A pitfall might be forgetting that D is 0 with some probability. The distribution of D is thus a mixture: there is a point mass at 0 (the probability that max(X, Y) > T) plus a continuous part for 0 < D < T.
This is crucial if you need a complete risk assessment or you want to compute more advanced functionals like quantiles of downtime.
What if there are multiple inspections within the same interval T?
Sometimes an inspection might happen at time T/2 (a mid-interval check) and then again at time T. The question is how that changes the probability of a complete system failure within the overall timeframe [0, T].
Detailed Answer
If partial or additional inspections occur, each inspection can reset the failed components to “as good as new” at those inspection times. This breaks the interval [0, T] into subintervals, say [0, T/2] and [T/2, T].
The probability the system fails in the first subinterval is P(X ≤ T/2 and Y ≤ T/2) = (1 - e^(-(T/2)))^2. If the system does fail in [0, T/2], we might track how long it remains down in that subinterval. But then at T/2, both failed components are replaced, so the second subinterval [T/2, T] starts fresh with two working components again.
The final probability of a system failure at any point in [0, T] could be approached by computing the probability the system fails in the first subinterval or in the second subinterval (independent after replacement).
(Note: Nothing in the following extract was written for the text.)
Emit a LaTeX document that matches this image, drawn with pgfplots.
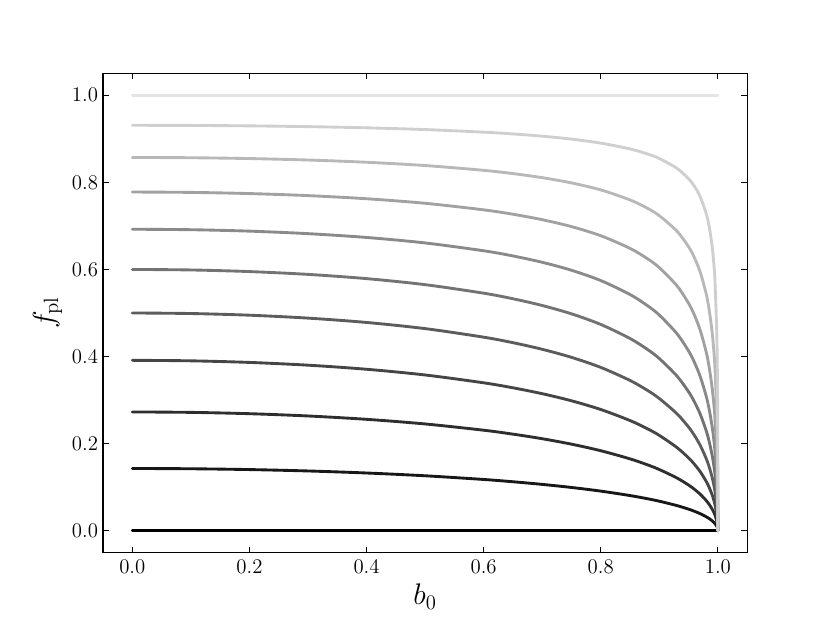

One would have to carefully account for the possibility the system is already down at T/2. If the system fails in [0, T/2], it remains down until T/2, at which point it’s repaired. Then there’s a new chance for failure in [T/2, T].
A pitfall is incorrectly adding probabilities rather than using “probability of at least one failure event in the union of subintervals.” Because of the memoryless nature, the subinterval events can be treated somewhat independently once repairs happen, but the total downtime is the sum of any downtime in the first subinterval plus any downtime in the second. Calculations can get more complex if there are multiple mid-interval inspections.